自分だけ好きな物を食べたり生活したりするのは、特に子供がいる家庭では実際問題難しいと思います。
結果的に本人が望んでいなくても規則正しい生活になっていくという流れです。
誰からも邪魔されないし注意もされない未婚者でも健康に注意している方も居るとは思いますが、既婚者と比較するとその割合は少ないのが現状なのではないでしょうか。
特に健康寿命においては、そもそも若い頃は体に全く影響しないのです。
歳を取って50歳60歳以降になって、はじめて結果として表れてくるのです。
結婚についていろいろ考える方は20代30代の方が多いでしょうから、健康寿命について考える機会はあまりないかもしれません。
しかし、こういう影響についてもしっかり何らかの傾向が出ているという事は知っておいて損はないと思いますよ。
既婚者に対する税制優遇が多数有る
最近は独身税なるものを徴収すればいい!みたいな意見もあるみたいですが、現在既婚者に対する税制優遇策は多数あるのです。

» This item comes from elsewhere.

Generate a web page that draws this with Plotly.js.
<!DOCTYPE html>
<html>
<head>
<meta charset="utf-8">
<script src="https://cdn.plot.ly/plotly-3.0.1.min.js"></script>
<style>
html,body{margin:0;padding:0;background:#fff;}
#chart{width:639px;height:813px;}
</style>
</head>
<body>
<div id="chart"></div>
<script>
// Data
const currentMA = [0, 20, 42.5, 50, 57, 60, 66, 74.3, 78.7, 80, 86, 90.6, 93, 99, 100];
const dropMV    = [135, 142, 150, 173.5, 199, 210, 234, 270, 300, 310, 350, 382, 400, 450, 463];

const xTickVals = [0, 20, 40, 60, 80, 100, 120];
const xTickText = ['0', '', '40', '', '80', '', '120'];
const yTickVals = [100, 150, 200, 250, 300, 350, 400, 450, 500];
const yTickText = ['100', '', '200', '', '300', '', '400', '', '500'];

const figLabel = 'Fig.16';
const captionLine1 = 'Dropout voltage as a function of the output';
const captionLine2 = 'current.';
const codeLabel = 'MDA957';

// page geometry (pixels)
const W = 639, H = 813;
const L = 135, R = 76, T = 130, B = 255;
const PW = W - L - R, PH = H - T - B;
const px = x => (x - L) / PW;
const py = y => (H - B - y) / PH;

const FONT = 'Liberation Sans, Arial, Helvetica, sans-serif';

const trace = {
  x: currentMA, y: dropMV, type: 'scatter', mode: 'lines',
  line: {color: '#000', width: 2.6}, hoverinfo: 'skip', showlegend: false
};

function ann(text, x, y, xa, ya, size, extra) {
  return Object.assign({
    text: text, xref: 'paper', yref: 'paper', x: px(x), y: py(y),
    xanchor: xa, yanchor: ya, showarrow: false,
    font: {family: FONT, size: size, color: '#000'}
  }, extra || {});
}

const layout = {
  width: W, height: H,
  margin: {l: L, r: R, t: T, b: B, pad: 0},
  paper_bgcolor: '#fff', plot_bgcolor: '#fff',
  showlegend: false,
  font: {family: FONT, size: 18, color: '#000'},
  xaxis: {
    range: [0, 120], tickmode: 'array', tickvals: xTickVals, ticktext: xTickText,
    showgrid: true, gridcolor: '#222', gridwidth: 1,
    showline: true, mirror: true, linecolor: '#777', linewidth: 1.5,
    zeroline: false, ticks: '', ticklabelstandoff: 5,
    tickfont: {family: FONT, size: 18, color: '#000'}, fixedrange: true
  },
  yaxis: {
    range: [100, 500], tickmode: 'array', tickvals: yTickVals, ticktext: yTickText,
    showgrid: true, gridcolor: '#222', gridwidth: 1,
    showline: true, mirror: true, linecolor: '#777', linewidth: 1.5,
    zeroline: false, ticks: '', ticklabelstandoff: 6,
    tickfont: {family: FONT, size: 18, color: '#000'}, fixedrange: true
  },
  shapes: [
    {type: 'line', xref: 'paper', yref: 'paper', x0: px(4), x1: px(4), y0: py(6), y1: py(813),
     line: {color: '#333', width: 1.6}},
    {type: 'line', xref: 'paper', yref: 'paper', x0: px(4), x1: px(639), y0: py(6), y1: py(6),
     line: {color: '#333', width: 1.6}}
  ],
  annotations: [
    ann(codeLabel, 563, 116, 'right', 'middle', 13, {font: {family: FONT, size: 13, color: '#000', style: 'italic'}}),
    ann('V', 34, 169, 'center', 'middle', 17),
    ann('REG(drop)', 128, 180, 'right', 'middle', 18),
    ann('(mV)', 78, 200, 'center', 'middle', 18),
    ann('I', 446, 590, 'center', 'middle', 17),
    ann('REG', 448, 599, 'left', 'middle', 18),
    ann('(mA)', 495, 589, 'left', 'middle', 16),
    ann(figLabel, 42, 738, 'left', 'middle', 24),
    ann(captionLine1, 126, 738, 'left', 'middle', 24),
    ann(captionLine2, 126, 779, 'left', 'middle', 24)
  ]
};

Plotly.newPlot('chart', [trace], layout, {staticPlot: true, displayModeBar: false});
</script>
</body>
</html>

配偶者控除 | 配偶者の所得金額38万円以下で、原則38万円を限度に所得金額から控除 |
配偶者特別控除 | 配偶者の所得金額38万円以上123万円以下の場合、最大38万円を限度に所得金額から控除 |
公的年金制度の第3号被保険者 | 第2号被保険者の被扶養配偶者は、毎月の年金保険料を支払わなくても保険者資格を得られる |
贈与税の配偶者特別控除 | 配偶者から贈与を受けた場合、基礎控除とは別に最高2000万円までの贈与額が非課税(要件有) |
未婚者に対する税制優遇は今の所ありませんので、国の政策面からもそれなりに既婚者は恩恵を受けている事になります。
社会保障制度は年々改正されていますので、実際に申告したりする時は最新の情報をチェックしてくださいね。
価値観の多様化で豊かで楽しい人生になる
20代の頃までは何もかも体験する事が新しい事ばかりで、人生がすごく充実しています。
体も元気で体力もありますから多少つらい事があっても、若さで乗り越えられる事も多いはずです。
ところが30代以降になってくると出会う人などもだんだん固定化されてきて、刺激が少なくなってしまいがちになります。
しだいに家と職場の往復だけになってしまうパターンです。
これが結婚すると、今まで全く知らなかった人と一緒に住んでいく訳ですから刺激が無いはずがありません。
子どもが出来ると更に刺激が増えて、今までの生活スタイルが180度変わるぐらいの影響が出てきます。
これは良い面も上手くいかない面も含めての話です。
そうした場面に夫婦で直面した時に、今までの自分や生活を少し見直してなんとかやりくりしていく事を繰り返す事で、考え方が柔軟になったり臨機応変に変わったりすることは十分あります。
安定しているけどマンネリ化した日々と、いつ何が起こるか分からないけど家族みんなで助け合っていく。
どちらが充実した人生でしょうか。
もちろん人それぞれでしょうし、受け止め方もさまざまでしょう。
しかし、そういう結果が最初にご紹介した既婚者より未婚者の不幸感がかなり高い傾向あるという事実に繋がっているのも見逃せません。
さいごに
ここまで色々メリットのみをご紹介しましたが、勝手な事ばかり言ってる!と突っ込みをしたくなる方も多いでしょう。
それも全てごもっともであります。
毎日起きる予測不能な出来事に対して、めんどくさいと思うのか面白いと思うのかは人それぞれです。
しかし少なくとも未婚者が結婚のデメリットを語るよりは、既婚者が結婚のメリットを語る方が少しは説得力のある話ができるのではないかと思ったのが、この記事を書いたきっかけなのです。
一人暮らしと結婚生活、両方体験した人だからこそ語れる事も多いはず。
理想と現実に思い悩んでいる人も多い中で、どんな些細な日常でも他人から見れば勇気をもらったり笑ったりできるエピソードは沢山あるはずなんです。
そんな日常を発信できる場所は、今はSNSでいくらでも発信できます。
今回の記事がみなさんの何かのお役に立ってもらえれば嬉しいです。